» What is required:
Report how many lines in the records hold the string "this"; give the number and nothing else.

--- start Data records ---

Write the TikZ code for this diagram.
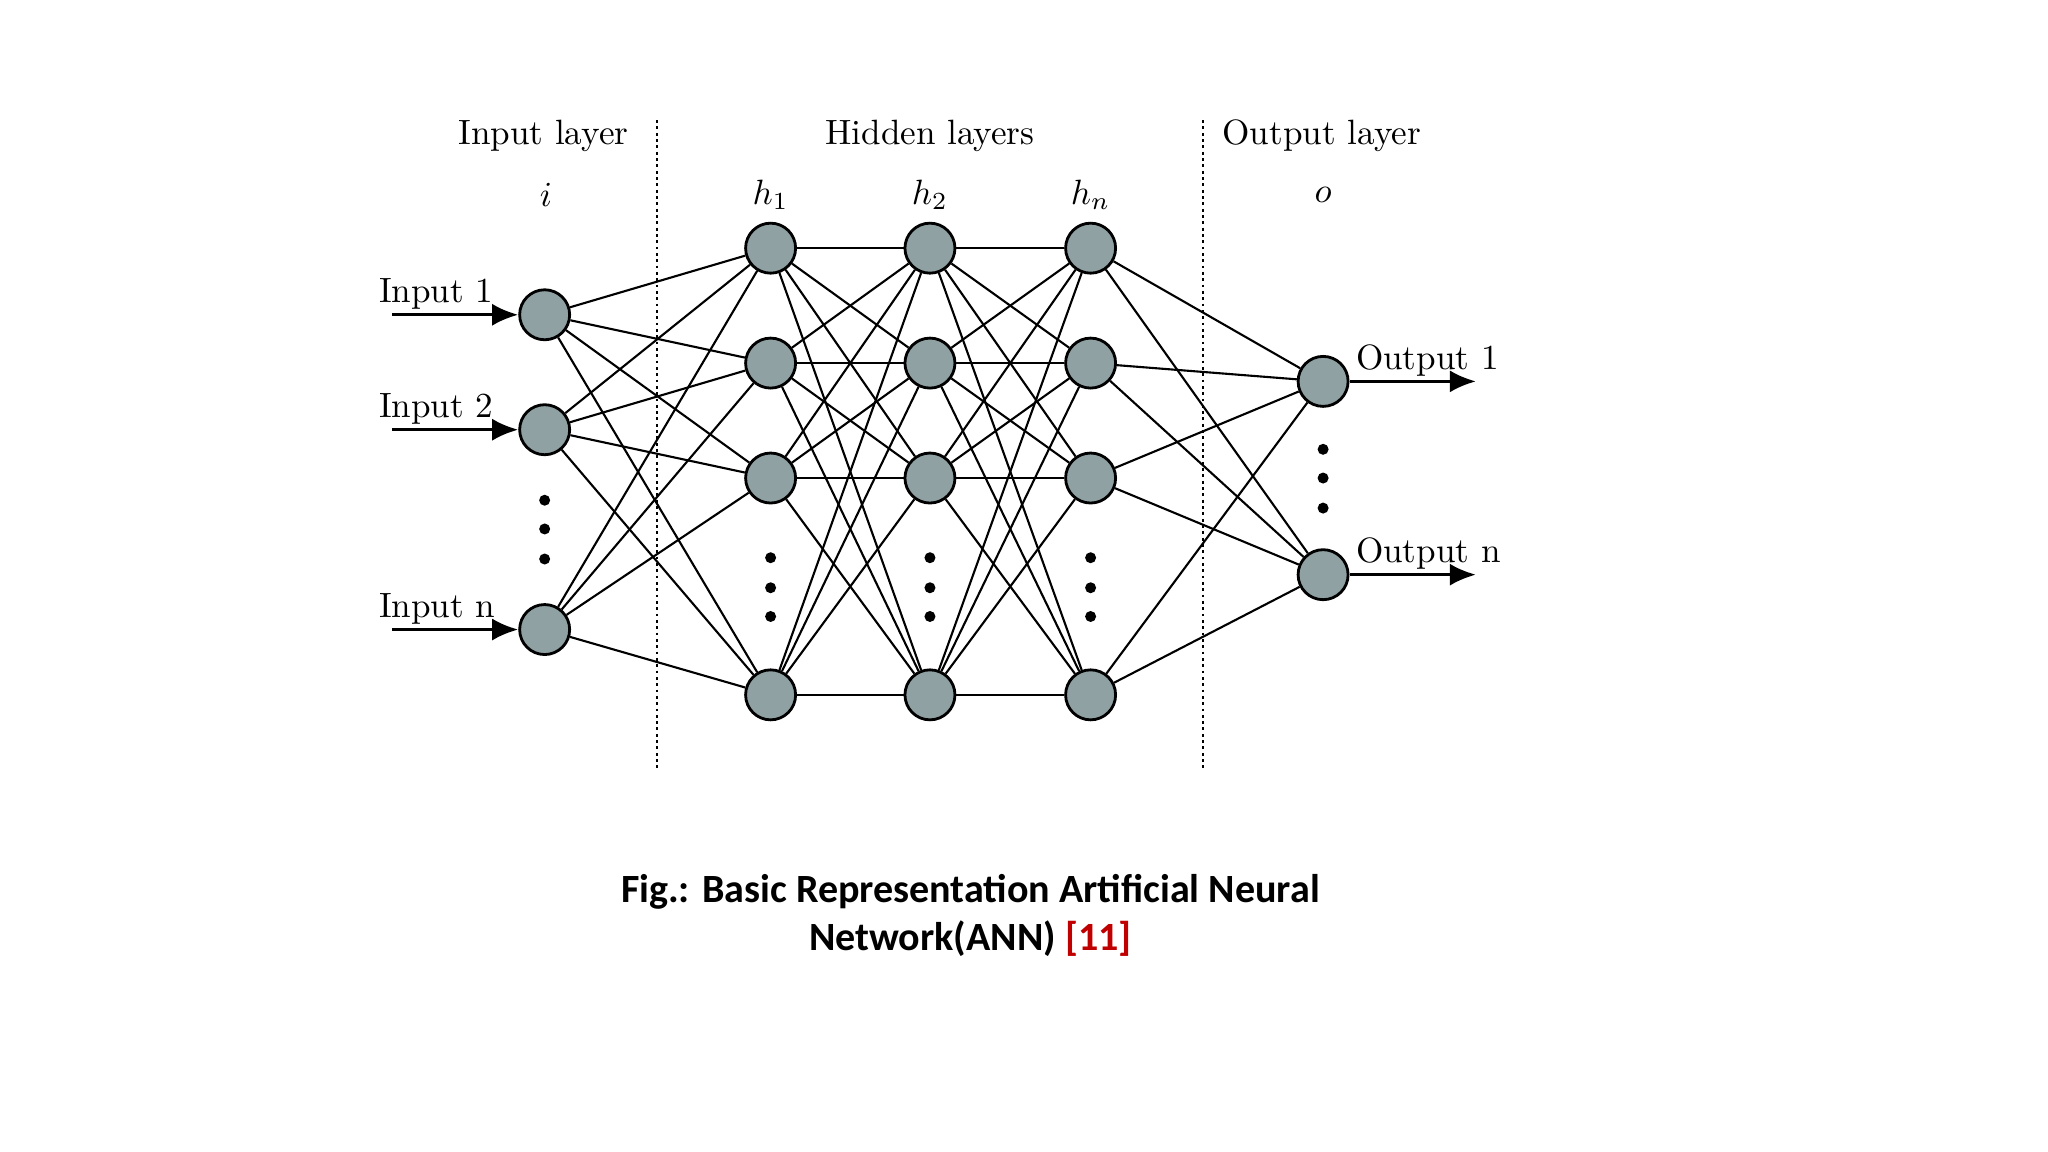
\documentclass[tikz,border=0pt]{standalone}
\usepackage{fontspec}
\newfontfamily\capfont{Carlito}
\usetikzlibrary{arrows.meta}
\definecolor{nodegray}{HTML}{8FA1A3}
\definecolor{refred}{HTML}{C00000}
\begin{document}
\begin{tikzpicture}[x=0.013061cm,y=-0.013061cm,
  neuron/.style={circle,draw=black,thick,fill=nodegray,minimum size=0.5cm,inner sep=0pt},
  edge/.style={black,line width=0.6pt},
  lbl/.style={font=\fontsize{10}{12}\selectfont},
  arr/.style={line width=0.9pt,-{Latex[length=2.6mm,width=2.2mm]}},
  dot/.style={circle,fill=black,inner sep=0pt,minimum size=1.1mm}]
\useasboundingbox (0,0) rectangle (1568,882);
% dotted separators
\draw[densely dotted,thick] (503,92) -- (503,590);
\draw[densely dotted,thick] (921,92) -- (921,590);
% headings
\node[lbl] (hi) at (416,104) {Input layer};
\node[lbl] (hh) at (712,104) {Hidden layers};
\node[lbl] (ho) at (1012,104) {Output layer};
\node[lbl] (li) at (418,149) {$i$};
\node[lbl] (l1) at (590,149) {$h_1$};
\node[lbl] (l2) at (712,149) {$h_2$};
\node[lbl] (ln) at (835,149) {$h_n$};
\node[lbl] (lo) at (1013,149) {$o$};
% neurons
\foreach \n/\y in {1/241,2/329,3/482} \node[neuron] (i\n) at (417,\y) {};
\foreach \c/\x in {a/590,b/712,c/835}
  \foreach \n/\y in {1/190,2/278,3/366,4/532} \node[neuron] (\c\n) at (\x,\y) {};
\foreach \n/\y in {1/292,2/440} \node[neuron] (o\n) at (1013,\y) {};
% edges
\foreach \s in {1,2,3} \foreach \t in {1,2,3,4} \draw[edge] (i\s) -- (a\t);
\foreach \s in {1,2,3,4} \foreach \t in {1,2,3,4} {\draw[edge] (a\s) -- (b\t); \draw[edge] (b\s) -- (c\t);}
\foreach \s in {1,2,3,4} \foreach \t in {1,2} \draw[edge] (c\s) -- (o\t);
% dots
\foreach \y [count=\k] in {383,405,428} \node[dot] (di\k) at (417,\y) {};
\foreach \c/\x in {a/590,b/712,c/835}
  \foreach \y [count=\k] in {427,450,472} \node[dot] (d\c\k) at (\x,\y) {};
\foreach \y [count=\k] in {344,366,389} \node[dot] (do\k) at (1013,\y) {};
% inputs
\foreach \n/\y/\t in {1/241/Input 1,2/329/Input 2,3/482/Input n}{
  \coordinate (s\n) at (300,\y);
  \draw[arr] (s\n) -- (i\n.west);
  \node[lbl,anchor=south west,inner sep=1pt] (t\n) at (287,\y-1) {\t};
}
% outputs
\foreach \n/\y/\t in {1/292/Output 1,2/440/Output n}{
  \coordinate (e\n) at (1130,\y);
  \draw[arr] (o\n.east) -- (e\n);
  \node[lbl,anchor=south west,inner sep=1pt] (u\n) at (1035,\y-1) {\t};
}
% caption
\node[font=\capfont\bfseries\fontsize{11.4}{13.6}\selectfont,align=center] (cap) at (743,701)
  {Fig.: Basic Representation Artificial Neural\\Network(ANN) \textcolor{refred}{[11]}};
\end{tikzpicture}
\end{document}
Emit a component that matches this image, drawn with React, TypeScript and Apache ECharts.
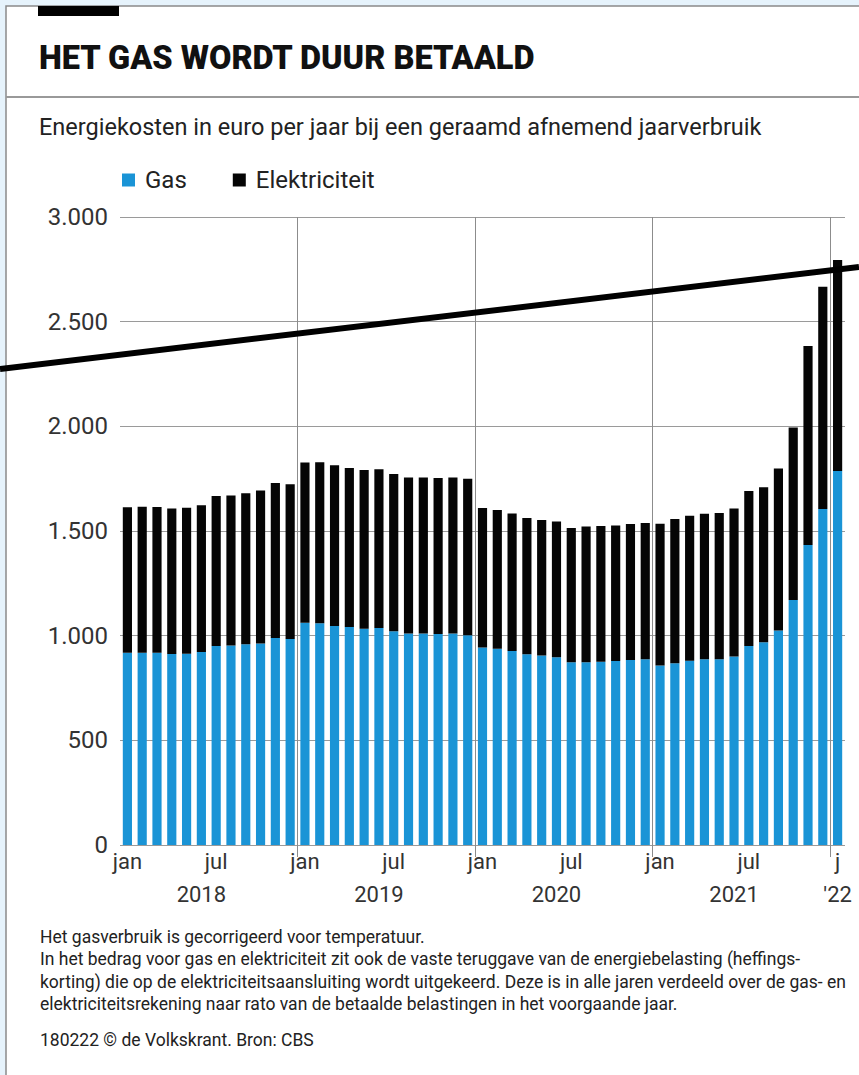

--- end Data records ---

» Written response:
2